The discovery of a small silver pendant has finally revealed the poignant fate of Holocaust victim Karolina Cohn.
Archaeologists confirmed that the young girl and her family died at Sobibor extermination camp after they found an amulet inscribed with her name and birth date on the path to leading to the gas chambers earlier this year.
After decades of uncertainty shrouded the fate of the Cohn family, relatives were finally able to pay tribute to them at a memorial ceremony on Monday (13 November), reunited by the German girl's pendant.
The triangular amulet bears the Hebrew phrase "Mazel Tov", Cohn's birthplace (Frankfurt) and her date of birth "(3 July 1929). It is an almost exact replica of the pendant owned by Jewish diarist Anne Frank, who died in Bergen-Belsen concentration camp after her family's hiding place in Amsterdam was revealed to the Nazis.
Both girls were born and went to school in Frankfurt and died in concentration camps when they were 14 and 15.
Historians are currently investigating the ties between Cohn and Frank and trying to locate relatives of both girls as they piece together whether the pair knew each other.
After matching the pendant inscriptions with information on Nazi deportation and transport lists, researchers at the Yad Vashem, the World Holocaust Remembrance Center, got in touch with Cohn's relatives, many of whom live in the United States.
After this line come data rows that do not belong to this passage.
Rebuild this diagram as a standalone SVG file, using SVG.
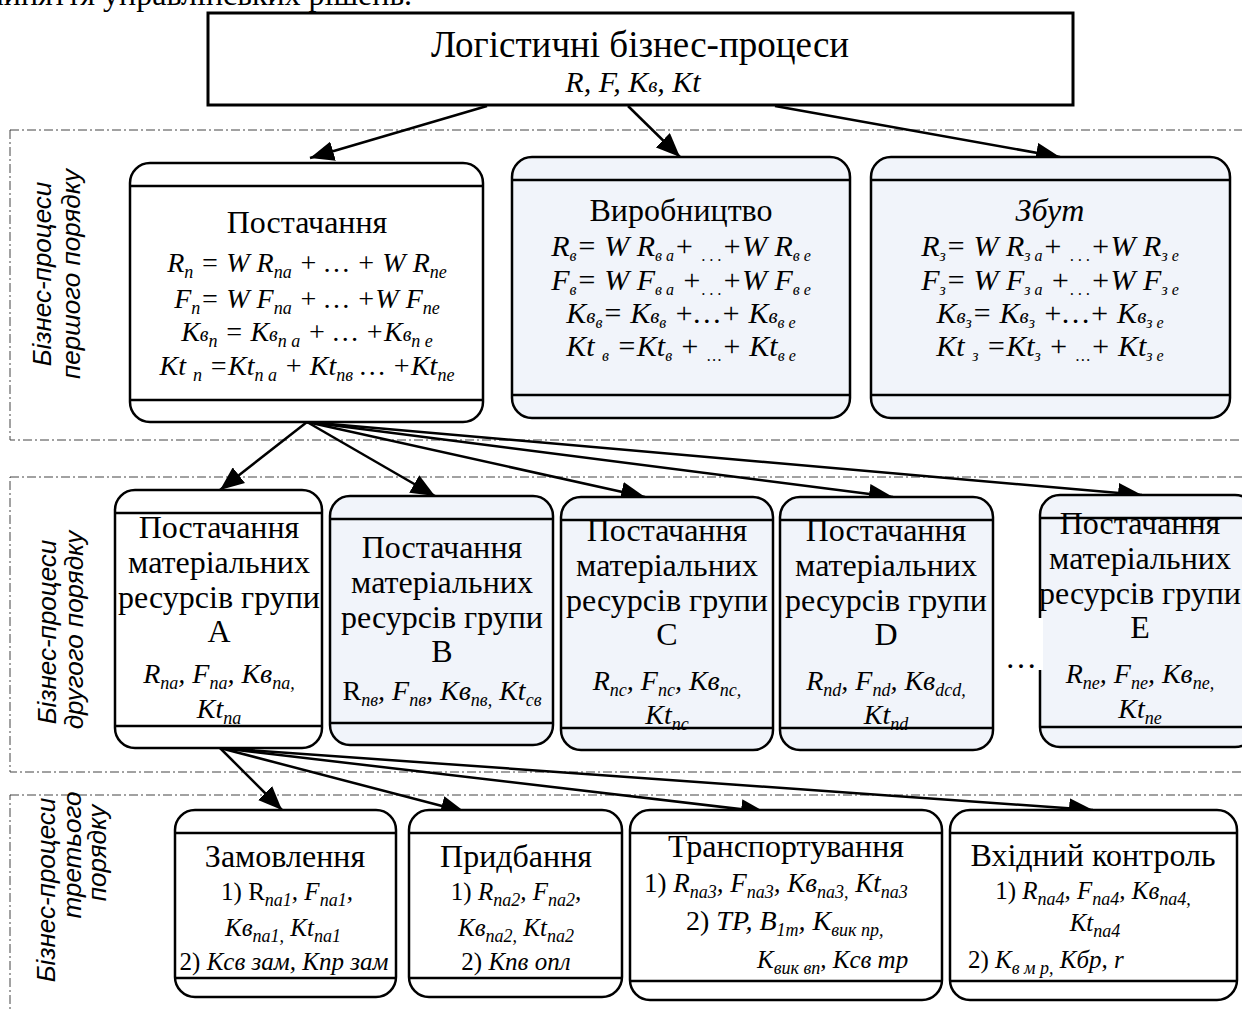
<svg xmlns="http://www.w3.org/2000/svg" width="1242" height="1012" viewBox="0 0 1242 1012">
<defs>
<marker id="ah" markerUnits="userSpaceOnUse" markerWidth="26" markerHeight="20" refX="24" refY="10" orient="auto">
<path d="M0,0 L24,10 L0,20 z" fill="#000"/>
</marker>
<style>
.t{font-family:"Liberation Serif","Times New Roman",serif;font-size:32px;fill:#000}
.i{font-family:"Liberation Serif","Times New Roman",serif;font-style:italic;font-size:28px;fill:#000}
.p{font-family:"Liberation Serif","Times New Roman",serif;font-style:italic;font-size:25px;fill:#000}
.s{font-size:18px;baseline-shift:-6px}
.s2{font-size:16px;baseline-shift:-5px}
.lab{font-family:"Liberation Sans",Arial,sans-serif;font-style:italic;font-size:26px;fill:#000}
.box{stroke:#000;stroke-width:2.5;fill:#fff}
.lb{stroke:#000;stroke-width:2.5;fill:#f1f4fa}
.ln{stroke:#000;stroke-width:2.5}
.grp{fill:none;stroke:#444;stroke-width:1;stroke-dasharray:9 3 2 3}
.c{stroke:#000;stroke-width:2.5;fill:none;marker-end:url(#ah)}
.f{font-size:30px}
</style>
</defs>
<rect width="1242" height="1012" fill="#fff"/>
<text class="t" x="412" y="5" text-anchor="end">прийняття управлінських рішень.</text>

<g id="groups">
<rect class="grp" x="10" y="130" width="1250" height="310"/>
<rect class="grp" x="10" y="477" width="1250" height="295"/>
<rect class="grp" x="10" y="795" width="1250" height="240"/>
<text class="lab" text-anchor="middle" transform="translate(51,274) rotate(-90)">Бізнес-процеси</text>
<text class="lab" text-anchor="middle" transform="translate(80,274) rotate(-90)">першого порядку</text>
<text class="lab" text-anchor="middle" transform="translate(56,632) rotate(-90)">Бізнес-процеси</text>
<text class="lab" text-anchor="middle" transform="translate(83,630) rotate(-90)">другого порядку</text>
<text class="lab" text-anchor="middle" transform="translate(55,890) rotate(-90)">Бізнес-процеси</text>
<text class="lab" text-anchor="middle" transform="translate(81,855) rotate(-90)">третього</text>
<text class="lab" text-anchor="middle" transform="translate(106,853) rotate(-90)">порядку</text>
</g>

<g id="connectors">
<line class="c" x1="487" y1="106" x2="310" y2="158"/>
<line class="c" x1="628" y1="106" x2="680" y2="157"/>
<line class="c" x1="775" y1="106" x2="1060" y2="157"/>
<line class="c" x1="307" y1="422" x2="220" y2="490"/>
<line class="c" x1="307" y1="422" x2="435" y2="496"/>
<line class="c" x1="307" y1="422" x2="645" y2="497"/>
<line class="c" x1="307" y1="422" x2="893" y2="497"/>
<line class="c" x1="307" y1="422" x2="1142" y2="495"/>
<line class="c" x1="220" y1="748" x2="282" y2="810"/>
<line class="c" x1="220" y1="748" x2="465" y2="812"/>
<line class="c" x1="220" y1="748" x2="765" y2="812"/>
<line class="c" x1="220" y1="748" x2="1093" y2="810"/>
</g>

<g id="n-top">
<rect x="208" y="13" width="865" height="92" fill="#fff" stroke="#000" stroke-width="3"/>
<text class="t" x="640" y="57" text-anchor="middle" style="font-size:37px">Логістичні бізнес-процеси</text>
<text class="i" x="633" y="92" text-anchor="middle" style="font-size:30px">R, F, K<tspan style="font-size:21px">в</tspan>, Kt</text>
</g>

<g id="n-postach">
<rect class="box" x="130" y="163" width="353" height="259" rx="20"/>
<line class="ln" x1="130" y1="186" x2="483" y2="186"/>
<line class="ln" x1="130" y1="400" x2="483" y2="400"/>
<text class="t" x="307" y="233" text-anchor="middle">Постачання</text>
<text class="i" x="307" y="272" text-anchor="middle">R<tspan class="s">n</tspan> = W R<tspan class="s">na</tspan> + … + W R<tspan class="s">ne</tspan></text>
<text class="i" x="307" y="308" text-anchor="middle">F<tspan class="s">n</tspan>= W F<tspan class="s">na</tspan> + … +W F<tspan class="s">ne</tspan></text>
<text class="i" x="307" y="341" text-anchor="middle">K<tspan style="font-size:20px">в</tspan><tspan class="s">n</tspan> = K<tspan style="font-size:20px">в</tspan><tspan class="s">n a</tspan> + …  +K<tspan style="font-size:20px">в</tspan><tspan class="s">n e</tspan></text>
<text class="i" x="307" y="375" text-anchor="middle">Kt <tspan class="s">n</tspan> =Kt<tspan class="s">n a</tspan> + Kt<tspan class="s">nв</tspan> … +Kt<tspan class="s">ne</tspan></text>
</g>

<g id="n-vyrob">
<rect class="lb" x="512" y="157" width="338" height="261" rx="20"/>
<line class="ln" x1="512" y1="180" x2="850" y2="180"/>
<line class="ln" x1="512" y1="395" x2="850" y2="395"/>
<text class="t" x="681" y="221" text-anchor="middle">Виробництво</text>
<text class="i f" x="681" y="256" text-anchor="middle">R<tspan class="s2">в</tspan>= W R<tspan class="s2">в a</tspan>+ <tspan class="s2">. . .</tspan>+W R<tspan class="s2">в e</tspan></text>
<text class="i f" x="681" y="290" text-anchor="middle">F<tspan class="s2">в</tspan>= W F<tspan class="s2">в a</tspan> +<tspan class="s2">. . .</tspan>+W F<tspan class="s2">в e</tspan></text>
<text class="i f" x="681" y="323" text-anchor="middle">K<tspan style="font-size:21px">в</tspan><tspan class="s2">в</tspan>= K<tspan style="font-size:21px">в</tspan><tspan class="s2">в</tspan>  +…+ K<tspan style="font-size:21px">в</tspan><tspan class="s2">в e</tspan></text>
<text class="i f" x="681" y="356" text-anchor="middle">Kt <tspan class="s2">в</tspan> =Kt<tspan class="s2">в</tspan> + <tspan class="s2">…</tspan>+ Kt<tspan class="s2">в e</tspan></text>
</g>

<g id="n-zbut">
<rect class="lb" x="871" y="157" width="359" height="261" rx="20"/>
<line class="ln" x1="871" y1="180" x2="1230" y2="180"/>
<line class="ln" x1="871" y1="395" x2="1230" y2="395"/>
<text class="t" x="1050" y="221" text-anchor="middle" style="font-style:italic">Збут</text>
<text class="i f" x="1050" y="256" text-anchor="middle">R<tspan class="s2">з</tspan>= W R<tspan class="s2">з a</tspan>+ <tspan class="s2">. . .</tspan>+W R<tspan class="s2">з e</tspan></text>
<text class="i f" x="1050" y="290" text-anchor="middle">F<tspan class="s2">з</tspan>= W F<tspan class="s2">з a</tspan> +<tspan class="s2">. . .</tspan>+W F<tspan class="s2">з e</tspan></text>
<text class="i f" x="1050" y="323" text-anchor="middle">K<tspan style="font-size:21px">в</tspan><tspan class="s2">з</tspan>= K<tspan style="font-size:21px">в</tspan><tspan class="s2">з</tspan>  +…+ K<tspan style="font-size:21px">в</tspan><tspan class="s2">з e</tspan></text>
<text class="i f" x="1050" y="356" text-anchor="middle">Kt <tspan class="s2">з</tspan> =Kt<tspan class="s2">з</tspan> + <tspan class="s2">…</tspan>+ Kt<tspan class="s2">з e</tspan></text>
</g>

<g id="n-a">
<rect class="box" x="115" y="490" width="207" height="258" rx="20"/>
<line class="ln" x1="115" y1="513" x2="322" y2="513"/>
<line class="ln" x1="115" y1="726" x2="322" y2="726"/>
<text class="t" x="219" y="538" text-anchor="middle">Постачання</text>
<text class="t" x="219" y="573" text-anchor="middle">матеріальних</text>
<text class="t" x="219" y="608" text-anchor="middle">ресурсів групи</text>
<text class="t" x="219" y="642" text-anchor="middle">А</text>
<text class="i" x="219" y="683" text-anchor="middle">R<tspan class="s">na</tspan>, F<tspan class="s">na</tspan>, Kв<tspan class="s">na,</tspan></text>
<text class="i" x="219" y="718" text-anchor="middle">Kt<tspan class="s">na</tspan></text>
</g>

<g id="n-b">
<rect class="lb" x="330" y="496" width="223" height="249" rx="20"/>
<line class="ln" x1="330" y1="519" x2="553" y2="519"/>
<line class="ln" x1="330" y1="723" x2="553" y2="723"/>
<text class="t" x="442" y="558" text-anchor="middle">Постачання</text>
<text class="t" x="442" y="593" text-anchor="middle">матеріальних</text>
<text class="t" x="442" y="628" text-anchor="middle">ресурсів групи</text>
<text class="t" x="442" y="662" text-anchor="middle">В</text>
<text class="i" x="442" y="700" text-anchor="middle"><tspan style="font-style:normal">R</tspan><tspan class="s">пв</tspan>, F<tspan class="s">пв</tspan>, Kв<tspan class="s">пв,</tspan> Kt<tspan class="s">св</tspan></text>
</g>

<g id="n-c">
<rect class="lb" x="561" y="497" width="212" height="253" rx="20"/>
<line class="ln" x1="561" y1="520" x2="773" y2="520"/>
<line class="ln" x1="561" y1="728" x2="773" y2="728"/>
<text class="t" x="667" y="541" text-anchor="middle">Постачання</text>
<text class="t" x="667" y="576" text-anchor="middle">матеріальних</text>
<text class="t" x="667" y="611" text-anchor="middle">ресурсів групи</text>
<text class="t" x="667" y="645" text-anchor="middle">С</text>
<text class="i" x="667" y="690" text-anchor="middle">R<tspan class="s">nc</tspan>, F<tspan class="s">nc</tspan>, Kв<tspan class="s">nc,</tspan></text>
<text class="i" x="667" y="724" text-anchor="middle">Kt<tspan class="s">nc</tspan></text>
</g>

<g id="n-d">
<rect class="lb" x="780" y="497" width="213" height="253" rx="20"/>
<line class="ln" x1="780" y1="520" x2="993" y2="520"/>
<line class="ln" x1="780" y1="728" x2="993" y2="728"/>
<text class="t" x="886" y="541" text-anchor="middle">Постачання</text>
<text class="t" x="886" y="576" text-anchor="middle">матеріальних</text>
<text class="t" x="886" y="611" text-anchor="middle">ресурсів групи</text>
<text class="t" x="886" y="645" text-anchor="middle">D</text>
<text class="i" x="886" y="690" text-anchor="middle">R<tspan class="s">nd</tspan>, F<tspan class="s">nd</tspan>, Kв<tspan class="s">dcd,</tspan></text>
<text class="i" x="886" y="724" text-anchor="middle">Kt<tspan class="s">nd</tspan></text>
</g>

<g id="n-e">
<rect class="lb" x="1040" y="495" width="215" height="252" rx="20"/>
<line class="ln" x1="1040" y1="518" x2="1242" y2="518"/>
<line class="ln" x1="1040" y1="727" x2="1242" y2="727"/>
<text class="t" x="1140" y="534" text-anchor="middle">Постачання</text>
<text class="t" x="1140" y="569" text-anchor="middle">матеріальних</text>
<text class="t" x="1140" y="604" text-anchor="middle">ресурсів групи</text>
<text class="t" x="1140" y="638" text-anchor="middle">Е</text>
<text class="i" x="1140" y="683" text-anchor="middle">R<tspan class="s">ne</tspan>, F<tspan class="s">ne</tspan>, Kв<tspan class="s">ne,</tspan></text>
<text class="i" x="1140" y="718" text-anchor="middle">Kt<tspan class="s">ne</tspan></text>
</g>
<g id="dots">
<rect x="1002" y="618" width="41" height="52" fill="#fff"/>
<text class="t" x="1021" y="668" text-anchor="middle">…</text>
</g>

<g id="n-zam">
<rect class="box" x="175" y="810" width="221" height="187" rx="20"/>
<line class="ln" x1="175" y1="833" x2="396" y2="833"/>
<line class="ln" x1="175" y1="978" x2="396" y2="978"/>
<text class="t" x="285" y="867" text-anchor="middle">Замовлення</text>
<text class="p" x="287" y="900" text-anchor="middle"><tspan style="font-style:normal">1) R</tspan><tspan class="s">na1</tspan>, F<tspan class="s">na1</tspan>,</text>
<text class="p" x="283" y="936" text-anchor="middle">Kв<tspan class="s">na1,</tspan> Kt<tspan class="s">na1</tspan></text>
<text class="p" x="284" y="970" text-anchor="middle"><tspan style="font-style:normal">2)</tspan> Kсв зам, Kпр зам</text>
</g>

<g id="n-prydb">
<rect class="box" x="409" y="810" width="213" height="187" rx="20"/>
<line class="ln" x1="409" y1="833" x2="622" y2="833"/>
<line class="ln" x1="409" y1="978" x2="622" y2="978"/>
<text class="t" x="516" y="867" text-anchor="middle">Придбання</text>
<text class="p" x="516" y="900" text-anchor="middle"><tspan style="font-style:normal">1)</tspan> R<tspan class="s">na2</tspan>, F<tspan class="s">na2</tspan>,</text>
<text class="p" x="516" y="936" text-anchor="middle">Kв<tspan class="s">na2,</tspan> Kt<tspan class="s">na2</tspan></text>
<text class="p" x="516" y="970" text-anchor="middle"><tspan style="font-style:normal">2)</tspan> Kпв опл</text>
</g>

<g id="n-trans">
<rect class="box" x="630" y="810" width="312" height="190" rx="20"/>
<line class="ln" x1="630" y1="833" x2="942" y2="833"/>
<line class="ln" x1="630" y1="981" x2="942" y2="981"/>
<text class="t" x="786" y="857" text-anchor="middle">Транспортування</text>
<text class="p" x="644" y="892" style="font-size:27px"><tspan style="font-style:normal">1)</tspan>  R<tspan class="s">na3</tspan>, F<tspan class="s">na3</tspan>, Kв<tspan class="s">na3,</tspan> Kt<tspan class="s">na3</tspan></text>
<text class="p" x="686" y="930" style="font-size:28px"><tspan style="font-style:normal">2)</tspan> TP, B<tspan class="s">1m</tspan>, K<tspan class="s">вик пр,</tspan></text>
<text class="p" x="757" y="968">K<tspan class="s">вик вп</tspan>, Kсв тр</text>
</g>

<g id="n-vkhid">
<rect class="box" x="950" y="810" width="287" height="190" rx="20"/>
<line class="ln" x1="950" y1="833" x2="1237" y2="833"/>
<line class="ln" x1="950" y1="981" x2="1237" y2="981"/>
<text class="t" x="1093" y="866" text-anchor="middle">Вхідний контроль</text>
<text class="p" x="1093" y="899" text-anchor="middle"><tspan style="font-style:normal">1)</tspan> R<tspan class="s">na4</tspan>, F<tspan class="s">na4</tspan>, Kв<tspan class="s">na4,</tspan></text>
<text class="p" x="1095" y="931" text-anchor="middle">Kt<tspan class="s">na4</tspan></text>
<text class="p" x="968" y="968"><tspan style="font-style:normal">2)</tspan>  K<tspan class="s">в м р,</tspan> Kбр,  r</text>
</g>
</svg>
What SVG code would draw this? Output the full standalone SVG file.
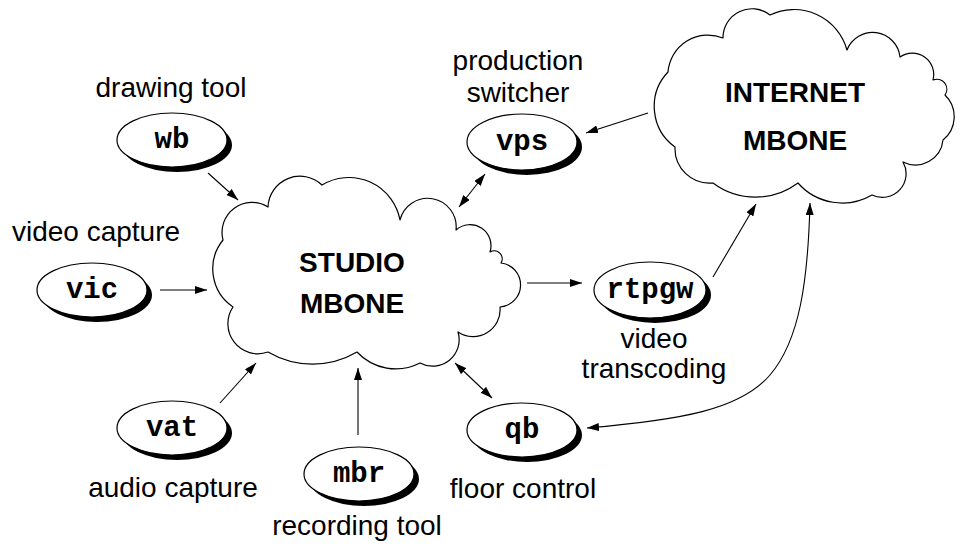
<svg xmlns="http://www.w3.org/2000/svg" width="961" height="549" viewBox="0 0 961 549">
<style>
  .bg { fill: #ffffff; }
  .cloud { fill: none; stroke: #000; stroke-width: 1.2; stroke-linejoin: round; }
  .shadow { fill: #000; stroke: none; }
  .node { fill: #fff; stroke: #000; stroke-width: 1.2; }
  .code { font-family: "Liberation Mono", "Courier New", monospace; font-weight: bold; font-size: 29px; text-anchor: middle; fill: #000; }
  .label { font-family: "Liberation Sans", Arial, sans-serif; font-size: 28px; text-anchor: middle; fill: #000; }
  .title { font-family: "Liberation Sans", Arial, sans-serif; font-weight: bold; font-size: 28px; text-anchor: middle; fill: #000; }
  .edge { fill: none; stroke: #000; stroke-width: 1.1; }
</style>
<defs>
  <marker id="arr" viewBox="0 0 12 8" refX="12" refY="4" markerWidth="12" markerHeight="8" markerUnits="userSpaceOnUse" orient="auto-start-reverse">
    <path d="M0,0 L12,4 L0,8 z" fill="#000"/>
  </marker>
</defs>
<rect class="bg" x="0" y="0" width="961" height="549"/>

<g id="studio">
  <path class="cloud" d="M223,240 A30,30 0 0 1 268,207 A32,32 0 0 1 322,185 A52,52 0 0 1 400,220 A28.5,28.5 0 0 1 456,230 A21,21 0 0 1 490,252 A8,8 0 0 1 501,263 A22.1,22.1 0 0 1 500,307 A27,27 0 0 1 458,332 A26.5,26.5 0 0 1 420,363 A53,53 0 0 1 357,352 A88,88 0 0 1 268,352 A30,30 0 0 1 233,307 A46,46 0 0 1 223,240 Z"/>
  <text class="title" x="352" y="272">STUDIO</text>
  <text class="title" x="352" y="313">MBONE</text>
</g>

<g id="internet">
  <path class="cloud" d="M668,72 A40,40 0 0 1 723,38 A29,29 0 0 1 770,15 A55,55 0 0 1 847,50 A27.5,27.5 0 0 1 900,57 A21.4,21.4 0 0 1 933,80 A10,10 0 0 1 945,95 A30,30 0 0 1 943,140 A27.7,27.7 0 0 1 903,162 A23.7,23.7 0 0 1 872,195 A59,59 0 0 1 798,183 A71,71 0 0 1 713,183 A34.6,34.6 0 0 1 675,147 A50,50 0 0 1 668,72 Z"/>
  <text class="title" x="795" y="102">INTERNET</text>
  <text class="title" x="795" y="150">MBONE</text>
</g>

<g id="wb">
  <ellipse class="shadow" cx="177" cy="145" rx="55" ry="27"/>
  <ellipse class="node" cx="172" cy="140" rx="55" ry="27"/>
  <text class="code" x="172" y="148">wb</text>
  <text class="label" x="171" y="97">drawing tool</text>
</g>

<g id="vic">
  <ellipse class="shadow" cx="97" cy="295" rx="55" ry="27"/>
  <ellipse class="node" cx="92" cy="290" rx="55" ry="27"/>
  <text class="code" x="92" y="298">vic</text>
  <text class="label" x="96" y="241">video capture</text>
</g>

<g id="vat">
  <ellipse class="shadow" cx="177" cy="433" rx="55" ry="27"/>
  <ellipse class="node" cx="172" cy="428" rx="55" ry="27"/>
  <text class="code" x="172" y="436">vat</text>
  <text class="label" x="173" y="497">audio capture</text>
</g>

<g id="mbr">
  <ellipse class="shadow" cx="364" cy="479" rx="55" ry="27"/>
  <ellipse class="node" cx="359" cy="474" rx="55" ry="27"/>
  <text class="code" x="359" y="482">mbr</text>
  <text class="label" x="357" y="535">recording tool</text>
</g>

<g id="qb">
  <ellipse class="shadow" cx="527" cy="435" rx="55" ry="27"/>
  <ellipse class="node" cx="522" cy="430" rx="55" ry="27"/>
  <text class="code" x="522" y="438">qb</text>
  <text class="label" x="523" y="498">floor control</text>
</g>

<g id="rtpgw">
  <ellipse class="shadow" cx="655" cy="295" rx="56" ry="28"/>
  <ellipse class="node" cx="650" cy="290" rx="56" ry="28"/>
  <text class="code" x="650" y="298">rtpgw</text>
  <text class="label" x="654" y="348">video</text>
  <text class="label" x="654" y="378">transcoding</text>
</g>

<g id="vps">
  <ellipse class="shadow" cx="527" cy="147" rx="55" ry="28"/>
  <ellipse class="node" cx="522" cy="142" rx="55" ry="28"/>
  <text class="code" x="522" y="150">vps</text>
  <text class="label" x="518" y="70">production</text>
  <text class="label" x="518" y="102">switcher</text>
</g>

<g id="connectors">
  <line class="edge" x1="208" y1="173" x2="238" y2="200" marker-end="url(#arr)"/>
  <line class="edge" x1="160" y1="290" x2="207" y2="290" marker-end="url(#arr)"/>
  <line class="edge" x1="220" y1="403" x2="256" y2="363" marker-end="url(#arr)"/>
  <line class="edge" x1="358" y1="435" x2="358" y2="368" marker-end="url(#arr)"/>
  <line class="edge" x1="455" y1="363" x2="492" y2="398" marker-start="url(#arr)" marker-end="url(#arr)"/>
  <line class="edge" x1="527" y1="283" x2="582" y2="283" marker-end="url(#arr)"/>
  <line class="edge" x1="485" y1="174" x2="459" y2="207" marker-start="url(#arr)" marker-end="url(#arr)"/>
  <line class="edge" x1="648" y1="113" x2="586" y2="133" marker-end="url(#arr)"/>
  <line class="edge" x1="713" y1="277" x2="756" y2="204" marker-end="url(#arr)"/>
  <path class="edge" d="M587,428 C680,420 740,410 770,375 C800,340 808,280 810,203" marker-start="url(#arr)" marker-end="url(#arr)"/>
</g>
</svg>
Dozens travelled to Frankfurt to commemorate Cohn and her family outside the building where they lived before they were deported on 11 November 1941.
Four memorial plaques, designed by German artist Gunter Demnig, were unveiled at the ceremony and relatives gave speeches.
A minimum of 250,000 Jews, mostly from Poland, the Netherlands and Slovakia, are estimated to have been murdered at Sobibor between April 1942 to October 1943.